Wrong! My Mistakes Over a 20-Year Advisory Career

In the last two decades as an investment advisor, I’ve often been wrong – about markets, products and their providers, investors, the government, and the advisory business. Here are my top 10 items I’ve got wrong.

Markets

1. International stocks should do as well as U.S. stocks. Nearly 20 years ago, I had my first meeting with the late Vanguard founder, John C. Bogle. One of the things we discussed was his view that international stocks should either be excluded from the portfolio or be no more than 20% of the stock portion of a portfolio. Bogle believed U.S. stocks doing business abroad had enough exposure to international markets.
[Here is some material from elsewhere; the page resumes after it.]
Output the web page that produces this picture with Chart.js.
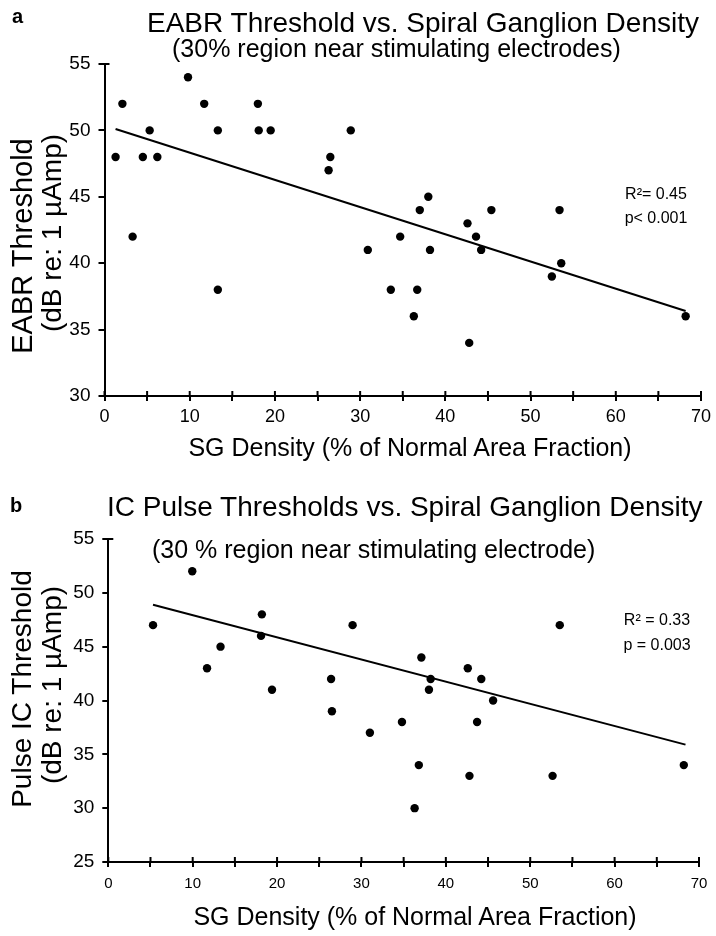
<!DOCTYPE html>
<html><head><meta charset="utf-8">
<script src="https://cdn.jsdelivr.net/npm/chart.js@4.4.1/dist/chart.umd.min.js"></script>
<style>
html,body{margin:0;padding:0;background:#fff;}
#wrap{position:relative;width:716px;height:936px;overflow:hidden;font-family:"Liberation Sans",Arial,sans-serif;color:#000;}
.t{position:absolute;white-space:nowrap;line-height:1;}
.r{transform:translate(-50%,-50%) rotate(-90deg);}
.c{transform:translateX(-50%);}
.cw{position:absolute;left:0;width:716px;}
canvas{display:block;}
</style></head><body>
<div id="wrap">
<div class="cw" style="top:0;height:470px;"><canvas id="c1" width="716" height="470"></canvas></div>
<div class="cw" style="top:470px;height:466px;"><canvas id="c2" width="716" height="466"></canvas></div>

<div class="t" style="left:12px;top:6px;font-size:20px;font-weight:bold;">a</div>
<div class="t" style="left:147px;top:9px;font-size:28px;">EABR Threshold vs. Spiral Ganglion Density</div>
<div class="t" style="left:172px;top:36px;font-size:25px;">(30% region near stimulating electrodes)</div>
<div class="t r" style="left:22px;top:246px;font-size:29px;">EABR Threshold</div>
<div class="t r" style="left:52px;top:233px;font-size:28px;">(dB re: 1 µAmp)</div>
<div class="t c" style="left:410px;top:435px;font-size:25px;">SG Density (% of Normal Area Fraction)</div>

<div class="t" style="left:10px;top:495px;font-size:20px;font-weight:bold;">b</div>
<div class="t" style="left:107px;top:493px;font-size:28px;">IC Pulse Thresholds vs. Spiral Ganglion Density</div>
<div class="t" style="left:152px;top:537px;font-size:25px;">(30 % region near stimulating electrode)</div>
<div class="t r" style="left:22px;top:689px;font-size:28px;">Pulse IC Threshold</div>
<div class="t r" style="left:52px;top:685px;font-size:28px;">(dB re: 1 µAmp)</div>
<div class="t c" style="left:415px;top:904px;font-size:25px;">SG Density (% of Normal Area Fraction)</div>
</div>
<script>
// ---- Data ----
const eabrX = [1.3,2.1,3.3,4.5,5.3,6.2,9.8,11.7,13.3,13.3,18.0,18.1,19.5,26.5,26.3,28.9,30.9,34.7,33.6,36.7,36.3,38.0,37.0,38.2,42.6,43.6,44.2,45.4,42.8,53.4,53.6,52.5,68.2];
const eabrY = [48,52,42,48,50,48,54,52,50,38,52,50,50,48,47,50,41,42,38,38,36,45,44,41,43,42,41,44,34,44,40,39,36];
const eabrFitX = [1.3, 68.2];
const eabrFitY = [50.1, 36.4];
const eabrNotes = ["R\u00B2= 0.45", "p< 0.001"];

const icX = [5.3,9.95,11.7,13.3,18.2,18.1,19.4,26.4,26.5,28.95,31.0,34.8,37.1,38.2,38.0,36.8,36.3,42.6,44.2,45.6,43.7,42.8,52.65,53.5,68.2];
const icY = [47,52,43,45,48,46,41,42,39,47,37,38,44,42,41,34,30,43,42,40,38,33,33,47,34];
const icFitX = [5.3, 68.4];
const icFitY = [48.9, 35.9];
const icNotes = ["R\u00B2 = 0.33", "p = 0.003"];

const xTicks = [0,10,20,30,40,50,60,70];

const NARROW = '"Liberation Sans Narrow","Arial Narrow","Liberation Sans",Arial,sans-serif';
const REG = '"Liberation Sans",Arial,sans-serif';

const extras = {
  id: 'extras',
  afterDraw(chart, args, opts) {
    const {ctx} = chart;
    const x = chart.scales.x, y = chart.scales.y;
    ctx.save();
    ctx.strokeStyle = '#000';
    ctx.lineWidth = 2;
    x.ticks.forEach(t => {
      const px = x.getPixelForValue(t.value);
      ctx.beginPath(); ctx.moveTo(px, y.bottom); ctx.lineTo(px, y.bottom - opts.up); ctx.stroke();
    });
    const py = y.getPixelForValue(y.max);
    ctx.beginPath(); ctx.moveTo(x.left, py); ctx.lineTo(x.left + opts.cap, py); ctx.stroke();
    ctx.fillStyle = '#000';
    ctx.font = opts.font;
    ctx.textAlign = 'center';
    ctx.textBaseline = 'middle';
    opts.notes.forEach((txt, i) => ctx.fillText(txt, opts.nx, opts.ny[i]));
    ctx.restore();
  }
};

function makeChart(id, xs, ys, fx, fy, cfg) {
  return new Chart(document.getElementById(id), {
    type: 'scatter',
    data: {
      datasets: [
        { data: xs.map((v, i) => ({x: v, y: ys[i]})), pointRadius: 4.2, pointBackgroundColor: '#000', pointBorderWidth: 0, showLine: false },
        { data: fx.map((v, i) => ({x: v, y: fy[i]})), showLine: true, borderColor: '#000', borderWidth: 2, pointRadius: 0, fill: false }
      ]
    },
    options: {
      responsive: false, animation: false, events: [],
      layout: { padding: cfg.pad },
      plugins: { legend: {display: false}, tooltip: {enabled: false}, title: {display: false},
        extras: { up: 5, cap: 5, font: '16px ' + REG, notes: cfg.notes, nx: cfg.nx, ny: cfg.ny } },
      scales: {
        x: {
          type: 'linear', min: 0, max: 70,
          ticks: { stepSize: 5, autoSkip: false, maxRotation: 0, color: '#000', padding: cfg.xpad,
            font: {family: NARROW, size: cfg.xfs}, callback: v => xTicks.includes(v) ? String(v) : '' },
          grid: { drawOnChartArea: false, tickLength: 5, color: '#000', lineWidth: 2 },
          border: { color: '#000', width: 2 },
          afterFit(s) { s.height = cfg.xh; }
        },
        y: {
          min: cfg.ymin, max: 55,
          ticks: { stepSize: 5, color: '#000', padding: 8, font: {family: NARROW, size: 19} },
          grid: { drawOnChartArea: false, tickLength: 6, color: '#000', lineWidth: 2 },
          border: { color: '#000', width: 2 },
          afterFit(s) { s.width = cfg.yw; }
        }
      }
    },
    plugins: [extras]
  });
}

makeChart('c1', eabrX, eabrY, eabrFitX, eabrFitY, {
  pad: {top: 64, right: 11.5, left: 0, bottom: 0}, xh: 74, yw: 104.5, ymin: 30, xfs: 18, xpad: 5,
  notes: eabrNotes, nx: 656, ny: [195, 219]
});
makeChart('c2', icX, icY, icFitX, icFitY, {
  pad: {top: 69, right: 17, left: 0, bottom: 0}, xh: 74, yw: 108.3, ymin: 25, xfs: 15, xpad: 8,
  notes: icNotes, nx: 657, ny: [151, 176]
});
</script>
</body></html>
I pointed out that if U.S. stocks had enough international exposure, we wouldn’t be seeing such different performance between the two.

In a way, I was right (as performance was wildly different going forward). But in the only way that matters, Bogle was right, as international stocks badly lagged U.S. stocks. I still believe that we live in a global economy and capitalism works across the planet. I’m not abandoning international stocks.

2. Factors should best market beta. Early on in my practice, I attended a DFA seminar with Ken French as one of the presenters. It was very enticing, but the work from Fama and French made it clear to me that factors weren’t a free lunch. Rather, they were compensation for taking on more risk. Other than a small experiment with my own money, I embraced "dumb beta,” electing to take more beta risk with lower fees and higher tax-efficiency.

Smart beta became the rage and there were soon hundreds of so-called factors. Before long, there were so many factors that even Research Affiliates’ Rob Arnott was sounding the alarm that smart beta can go horribly wrong. As it happened, just about every factor failed going forward, at least over the past 15 years.